A new study has revealed how a lack of competition in Kenya’s importation of liquefied petroleum gas (LPG) has been costing consumers heavily, with wholesale prices estimated to be about 74 percent higher than they would be if the product was being imported competitively.
The detailed report was presented to the Energy and Petroleum Regulatory Authority (Epra) by two consultants it hired to conduct a study on the cost of service for the LPG and is expected to be a crucial basis for policy review in the way Kenya imports the clean cooking fuel.
Under the current system, importation of LPG into the country has not been competitive, nor has there been regulation to ensure that consumers are protected from high unnecessary costs. The lack of competition, the Epra-hired consultants reckon, has left the playing field unleveled and now gas lands in the country at high prices.
Kenya currently imports LPG for local consumption and export to Uganda, where after landing in Mombasa it is either transported by trucks to customers or other facilities before transportation to customers.

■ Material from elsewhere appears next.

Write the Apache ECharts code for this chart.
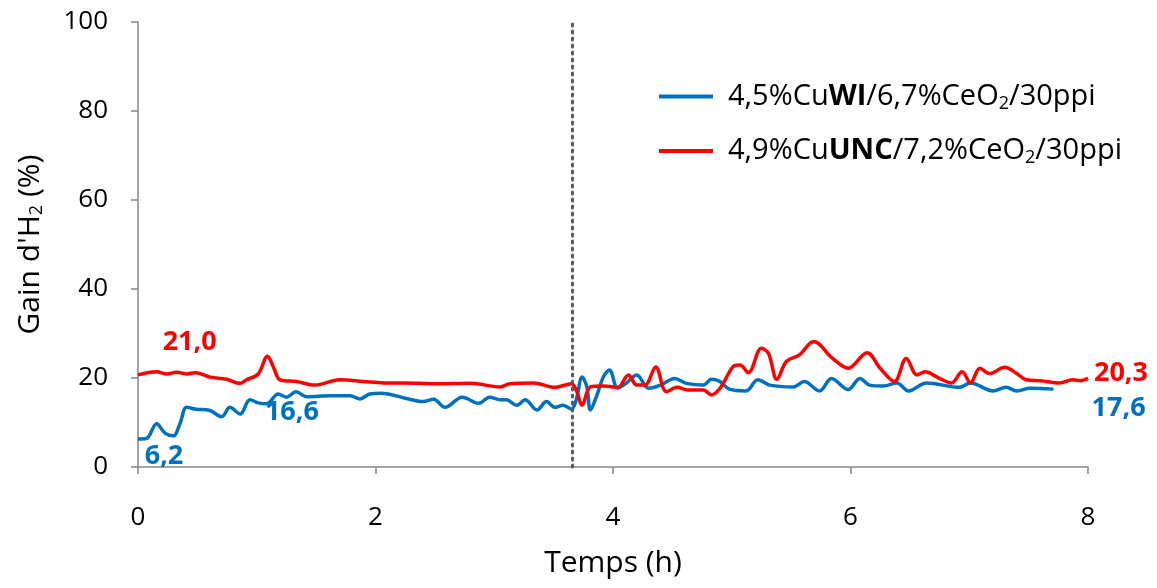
<!DOCTYPE html>
<html><head><meta charset="utf-8">
<script src="https://cdn.jsdelivr.net/npm/echarts@6/dist/echarts.min.js"></script>
<style>html,body{margin:0;padding:0;background:#fff}#c{width:1157px;height:588px}</style>
</head><body><div id="c"></div>
<script>
// ---- data ----
const blueTime = [0,0.07,0.157,0.227,0.297,0.354,0.41,0.49,0.606,0.705,0.774,0.86,0.943,1.013,1.084,1.18,1.25,1.33,1.42,1.617,1.785,1.87,1.95,2.05,2.26,2.40,2.49,2.585,2.73,2.87,2.96,3.05,3.10,3.19,3.26,3.36,3.44,3.51,3.58,3.65,3.69,3.74,3.78,3.81,3.86,3.92,3.97,4.04,4.11,4.20,4.30,4.40,4.52,4.62,4.76,4.83,4.90,4.98,5.12,5.22,5.32,5.52,5.61,5.74,5.84,5.98,6.08,6.16,6.28,6.39,6.49,6.64,6.92,7.01,7.20,7.31,7.40,7.51,7.71];
const blueGain = [6.3,6.4,9.7,7.6,7.0,9.8,13.4,13.0,12.7,11.3,13.4,11.9,15.1,14.4,14.2,16.4,15.7,16.9,15.8,16.0,16.0,15.3,16.4,16.6,15.4,14.7,15.2,13.4,15.7,14.3,15.7,15.1,15.1,13.9,15.1,12.8,14.7,13.4,13.9,13.0,15.1,20.2,18.0,12.8,15.8,20.3,21.8,17.7,18.8,20.7,17.7,18.4,19.9,18.8,18.4,19.7,19.2,17.5,17.1,19.6,18.4,18.0,19.2,17.1,19.9,17.4,19.9,18.4,18.2,18.9,17.1,18.9,17.9,18.9,17.1,17.9,17.1,17.7,17.5];
const redTime = [0,0.157,0.24,0.326,0.41,0.48,0.606,0.746,0.86,0.914,1.013,1.09,1.14,1.196,1.336,1.49,1.70,1.9,2.07,2.23,2.51,2.80,3.05,3.13,3.33,3.51,3.65,3.69,3.74,3.81,3.92,4.04,4.13,4.20,4.27,4.36,4.45,4.54,4.63,4.76,4.83,4.91,5.01,5.07,5.14,5.25,5.31,5.38,5.46,5.57,5.69,5.85,5.98,6.14,6.25,6.37,6.47,6.56,6.63,6.73,6.85,6.94,7.01,7.09,7.17,7.30,7.40,7.48,7.60,7.76,7.87,7.94,8.0];
const redGain = [20.7,21.4,20.9,21.3,20.9,21.2,20.2,19.7,18.8,19.6,20.9,24.9,22.5,19.6,19.2,18.4,19.6,19.2,18.9,18.9,18.7,18.8,18.0,18.7,18.9,17.9,18.7,17.3,13.9,18.0,18.2,17.9,20.7,18.4,18.4,22.5,16.9,17.9,17.3,17.3,16.2,18.0,22.5,22.9,21.2,26.7,25.5,19.7,23.7,25.2,28.2,24.4,22.2,25.7,22.2,19.2,24.4,20.7,21.4,20.2,18.9,21.4,18.9,22.2,21.0,22.4,21.0,19.6,19.4,18.9,19.6,19.4,19.9];
const seriesNames = ['4,5%CuWI/6,7%CeO2/30ppi', '4,9%CuUNC/7,2%CeO2/30ppi'];
const xTicks = [0, 2, 4, 6, 8];
const yTicks = [0, 20, 40, 60, 80, 100];
const switchTime = 3.66;
// annotated values: [point index, text]
const blueNotes = [[0, '6,2'], [17, '16,6'], [blueTime.length - 1, '17,6']];
const redNotes = [[1, '21,0'], [redTime.length - 1, '20,3']];

const BLUE = '#0070C0', RED = '#FF0000';
const FONT = 'Open Sans';
const zip = (a, b) => a.map((t, i) => [t, b[i]]);
const blueData = zip(blueTime, blueGain);
const redData = zip(redTime, redGain);
const noteOffsets = { '6,2': [26, 17], '16,6': [-4, 21], '17,6': [65, 19], '21,0': [33, -29], '20,3': [33, -5] };
function notePoints(data, notes) {
  return notes.map(([i, txt]) => ({ value: data[i], name: txt, label: { offset: noteOffsets[txt] } }));
}
function noteLabel(color) {
  return { show: true, position: 'inside', formatter: p => p.name, color: color, opacity: 1,
    textBorderWidth: 0, textBorderColor: 'transparent', textShadowBlur: 0,
    fontFamily: FONT, fontWeight: 'bold', fontSize: 27 };
}

const chart = echarts.init(document.getElementById('c'));
const richLeg = {
  n: { fontFamily: FONT, fontSize: 29, color: '#000' },
  b: { fontFamily: FONT, fontSize: 29, color: '#000', fontWeight: 'bold' },
  s: { fontFamily: FONT, fontSize: 18, color: '#000', padding: [14, 0, 0, 0] }
};
chart.setOption({
  animation: false,
  grid: { left: 138, right: 69, top: 22, bottom: 121, containLabel: false },
  legend: {
    orient: 'vertical', left: 654, top: 77, itemGap: 24,
    icon: 'rect', itemWidth: 54, itemHeight: 4,
    data: seriesNames,
    textStyle: { rich: richLeg, padding: [0, 0, 0, 10] },
    formatter: function (name) {
      if (name === seriesNames[0]) return '{n|4,5%Cu}{b|WI}{n|/6,7%CeO}{s|2}{n|/30ppi}';
      return '{n|4,9%Cu}{b|UNC}{n|/7,2%CeO}{s|2}{n|/30ppi}';
    }
  },
  xAxis: {
    type: 'value', min: xTicks[0], max: xTicks[xTicks.length - 1], interval: 2,
    name: 'Temps (h)', nameLocation: 'middle', nameGap: 81,
    nameTextStyle: { fontFamily: FONT, fontSize: 30, color: '#000' },
    axisLine: { show: true, lineStyle: { color: '#868686', width: 1.5 } },
    axisTick: { show: true, length: 7, lineStyle: { color: '#868686', width: 1.5 } },
    axisLabel: { fontFamily: FONT, fontSize: 26, color: '#000', margin: 38 },
    splitLine: { show: false }
  },
  yAxis: {
    type: 'value', min: yTicks[0], max: yTicks[yTicks.length - 1], interval: 20,
    name: "{n|Gain d'H}{s|2}{n| (%)}", nameLocation: 'middle', nameGap: 92, nameRotate: 90,
    nameTextStyle: { rich: {
      n: { fontFamily: FONT, fontSize: 30, color: '#000' },
      s: { fontFamily: FONT, fontSize: 18, color: '#000', padding: [14, 0, 0, 0] } } },
    axisLine: { show: true, lineStyle: { color: '#868686', width: 1.5 } },
    axisTick: { show: true, length: 7, lineStyle: { color: '#868686', width: 1.5 } },
    axisLabel: { fontFamily: FONT, fontSize: 26, color: '#000', margin: 30 },
    splitLine: { show: false }
  },
  series: [
    {
      name: seriesNames[0], type: 'line', data: blueData, smooth: 0.35,
      showSymbol: false, symbol: 'none', color: BLUE,
      lineStyle: { color: BLUE, width: 3.5 },
      markLine: {
        silent: true, symbol: 'none', label: { show: false },
        lineStyle: { color: '#595959', type: [2, 5], width: 3, cap: 'round' },
        data: [{ xAxis: switchTime }]
      }
    },
    {
      name: seriesNames[1], type: 'line', data: redData, smooth: 0.35,
      showSymbol: false, symbol: 'none', color: RED,
      lineStyle: { color: RED, width: 3.5 }
    },
    {
      type: 'scatter', data: notePoints(blueData, blueNotes), symbolSize: 0, silent: true,
      itemStyle: { color: BLUE, opacity: 1 }, label: noteLabel(BLUE)
    },
    {
      type: 'scatter', data: notePoints(redData, redNotes), symbolSize: 0, silent: true,
      itemStyle: { color: RED, opacity: 1 }, label: noteLabel(RED)
    }
  ]
});
</script></body></html>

How does this affect the LPG market?
The uncompetitive system in importation of LPG has had various impacts in the country, but the main one has been higher costs.
The increase in prices starts right from shipping and other charges importers claiming after buying the product overseas, which the study now shows are 32 percent higher than comparative markets.
When the product lands in Mombasa at a price 32 percent higher than it would under a competitive importation, importers sell it to wholesalers at a price 74 percent higher than it would cost, and these costs are eventually passed over to households.
The study, for instance, notes that the current Sh159.7/ kilogramme wholesale price of LPG could come down to Sh91.9/ kilogramme if the importation is opened.
What is being proposed?
The consultants have proposed to Epra to implement an Open Tender System (OTS) mode of importation for the LPG. This is a system that has previously been applied on importation of petroleum products.
Under the OTS- which was temporarily shelved for the government-to-government oil importation deal with Saudi-based firms- local oil marketers submitted bids to run fuel importation for at least two months, which raised competition in the sector.
A similar system under LPG importation would see LPG firms compete for slots to import the product and winners import for a specified period, a system that would favour firms that can import the product at low prices.
The consultants have also proposed regulation of LPG across value chains, to have tighter controls in the production and management of gas cylinders, noting that illegal activities in the LPG sector have hindered investment in gas cylinders, which could affect the industry as demand grows.
Why is competitive LPG importation important?
There have been concerns of more households in the country, particularly those dwelling in low-income segments of urban centres sliding back to use of charcoal for cooking, after it became more expensive to prepare meals using the cleaner option.
This poses health and environmental challenges, not only for the households cooking using charcoal, but also a health burden for the government, whose health budget has been growing.
Data on LPG consumption in the country shows that the country had witnessed a steady growth from a consumption of 151,700 tonnes in 2016 to 373,865 tonnes in 2021, but there has been a drop from the trend in 2022 (333,830 tonnes) and last year (360,594 tonnes).
This affects the country’s objective to grow LPG consumption to 15 kilogramme per capita by 2030.